There is no shortage of stories about people who were abandoned in their lives by their parents and who were instead raised by a pack of wild animals. Animals that have raised children range everywhere from wolves to apes, but there is one story of a woman who may or may not have been raised by animals but rather seemed to be one herself. In the Ochamchir region of Russia’s Georgia there is a tale that in the 1850s a group of hunters came across something that would shatter modern day conceptions of what humanity was if it were repeated and documented thoroughly. As they were hunting, they came across a young woman that would have looked to many members of modern society like a Neanderthal. The woman was large, broad shouldered, and even in the freezing wilderness of Russia didn’t require any sort of clothing to protect her from the elements. She was taken from the wilderness and to the small village nearby where she was studied and slowly integrated into society.
For several years the woman worked grinding corn and slowly learning how to be within the village. For years she avoided the interiors of buildings as their warmth made her clearly uncomfortable. As time wore on she eventually became more accepted within the village and even gave birth to many children. But Zana’s clear ability to withstand the elements did not translate well to her children who seemed far more like contemporary humans than she. Eventually most of them were taken from her and raised by caring families in the village after one of them died due to hypothermia.

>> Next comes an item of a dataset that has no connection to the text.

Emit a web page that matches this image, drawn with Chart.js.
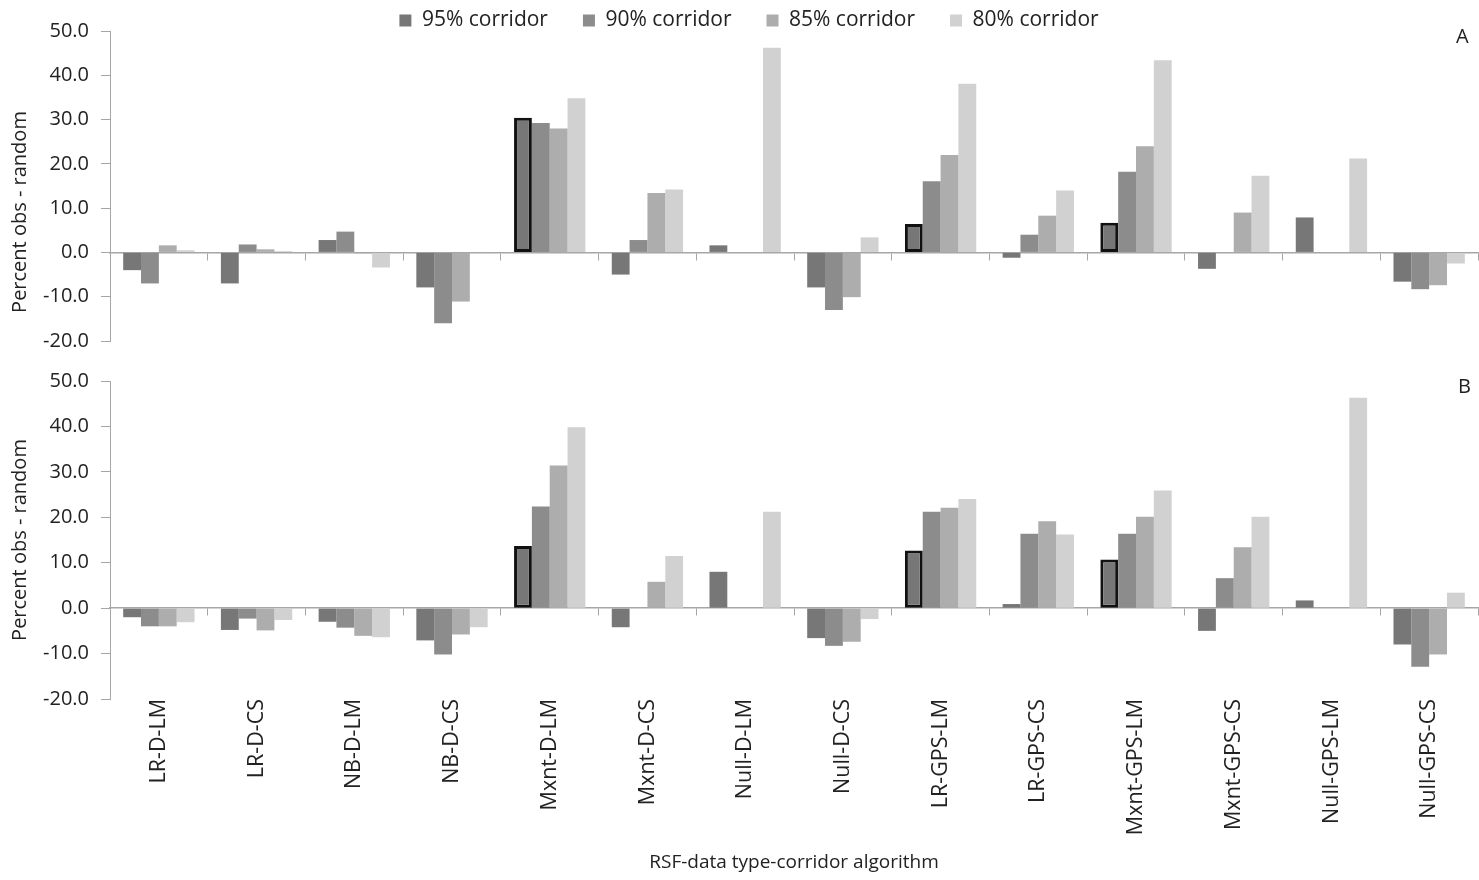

Many accounts of the woman suggest she was quite similar to the modern day sasquatch in many respects, even sharing the large hair covered feet. Her children, on the other hand were entirely human looking. By the time those children grew to adulthood and gave birth to a new generation there was no way of telling they had been descended from Zana the wild woman. Little is known of Zana’s later years in the village, and many find it difficult to discover where she could have gone or where she could have come from. Most people captured from the wild exhibit signs that they were merely separated from civilization and raised by animals. Zana, as all accounts suggest, must have been herself in the wild all her life. Rumors since her discovery have spread through the region that in the area around the Ochamchir region there must (or must have been) a lost tribe of Neanderthals still living and completely uncontacted by civilization.